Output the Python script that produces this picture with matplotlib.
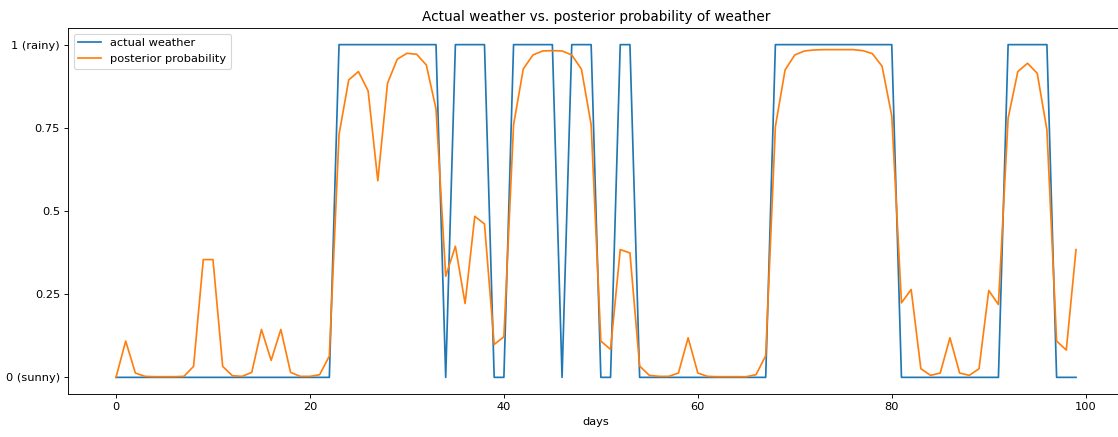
import numpy as np
import matplotlib
matplotlib.use('Agg')
import matplotlib.pyplot as plt

# actual weather per day (0 = sunny, 1 = rainy)
actual = [0]*23 + [1]*11 + [0] + [1]*4 + [0]*2 + [1]*5 + [0] + [1]*3 + [0]*2 + [1]*2 \
         + [0]*14 + [1]*13 + [0]*11 + [1]*5 + [0]*3

# posterior probability of rain
posterior = [0.000, 0.109, 0.013, 0.003, 0.002, 0.002, 0.002, 0.003, 0.033, 0.354,
             0.354, 0.033, 0.005, 0.003, 0.015, 0.144, 0.051, 0.144, 0.015, 0.003,
             0.003, 0.008, 0.064, 0.730, 0.894, 0.919, 0.861, 0.591, 0.884, 0.956,
             0.974, 0.971, 0.939, 0.807, 0.304, 0.394, 0.222, 0.484, 0.461, 0.099,
             0.122, 0.759, 0.927, 0.969, 0.981, 0.982, 0.981, 0.969, 0.926, 0.759,
             0.109, 0.084, 0.384, 0.374, 0.034, 0.006, 0.003, 0.003, 0.013, 0.119,
             0.013, 0.003, 0.002, 0.002, 0.002, 0.002, 0.008, 0.065, 0.754, 0.924,
             0.969, 0.981, 0.984, 0.985, 0.985, 0.985, 0.985, 0.982, 0.973, 0.935,
             0.786, 0.224, 0.264, 0.026, 0.006, 0.013, 0.119, 0.013, 0.006, 0.026,
             0.261, 0.219, 0.779, 0.919, 0.944, 0.914, 0.744, 0.109, 0.082, 0.384]

days = np.arange(len(actual))
ytick_vals = [0, 0.25, 0.5, 0.75, 1]
ytick_labels = ['0 (sunny)', '0.25', '0.5', '0.75', '1 (rainy)']

# the reference is cropped just before the right edge of the axes
fig = plt.figure(figsize=(1118/82, 437/82), dpi=82)
ax = fig.add_axes([68/1118, 1 - 394/437, 1056/1118, 366/437])
ax.plot(days, actual, label='actual weather')
ax.plot(days, posterior, label='posterior probability')
ax.spines['right'].set_visible(False)
ax.set_yticks(ytick_vals)
ax.set_yticklabels(ytick_labels)
ax.set_xlabel('days')
ax.set_title('Actual weather vs. posterior probability of weather')
ax.legend(loc='upper left')

fig.savefig('out.png', dpi=82)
....
[WHAT IS BEING ASKED]: Reproduce the listing above exactly, excluding all pictures.

[FINAL RESULT]:
Output the Python script that produces this picture with matplotlib.
import numpy as np
import matplotlib
matplotlib.use('Agg')
import matplotlib.pyplot as plt

# actual weather per day (0 = sunny, 1 = rainy)
actual = [0]*23 + [1]*11 + [0] + [1]*4 + [0]*2 + [1]*5 + [0] + [1]*3 + [0]*2 + [1]*2 \
         + [0]*14 + [1]*13 + [0]*11 + [1]*5 + [0]*3

# posterior probability of rain
posterior = [0.000, 0.109, 0.013, 0.003, 0.002, 0.002, 0.002, 0.003, 0.033, 0.354,
             0.354, 0.033, 0.005, 0.003, 0.015, 0.144, 0.051, 0.144, 0.015, 0.003,
             0.003, 0.008, 0.064, 0.730, 0.894, 0.919, 0.861, 0.591, 0.884, 0.956,
             0.974, 0.971, 0.939, 0.807, 0.304, 0.394, 0.222, 0.484, 0.461, 0.099,
             0.122, 0.759, 0.927, 0.969, 0.981, 0.982, 0.981, 0.969, 0.926, 0.759,
             0.109, 0.084, 0.384, 0.374, 0.034, 0.006, 0.003, 0.003, 0.013, 0.119,
             0.013, 0.003, 0.002, 0.002, 0.002, 0.002, 0.008, 0.065, 0.754, 0.924,
             0.969, 0.981, 0.984, 0.985, 0.985, 0.985, 0.985, 0.982, 0.973, 0.935,
             0.786, 0.224, 0.264, 0.026, 0.006, 0.013, 0.119, 0.013, 0.006, 0.026,
             0.261, 0.219, 0.779, 0.919, 0.944, 0.914, 0.744, 0.109, 0.082, 0.384]

days = np.arange(len(actual))
ytick_vals = [0, 0.25, 0.5, 0.75, 1]
ytick_labels = ['0 (sunny)', '0.25', '0.5', '0.75', '1 (rainy)']

# the reference is cropped just before the right edge of the axes
fig = plt.figure(figsize=(1118/82, 437/82), dpi=82)
ax = fig.add_axes([68/1118, 1 - 394/437, 1056/1118, 366/437])
ax.plot(days, actual, label='actual weather')
ax.plot(days, posterior, label='posterior probability')
ax.spines['right'].set_visible(False)
ax.set_yticks(ytick_vals)
ax.set_yticklabels(ytick_labels)
ax.set_xlabel('days')
ax.set_title('Actual weather vs. posterior probability of weather')
ax.legend(loc='upper left')

fig.savefig('out.png', dpi=82)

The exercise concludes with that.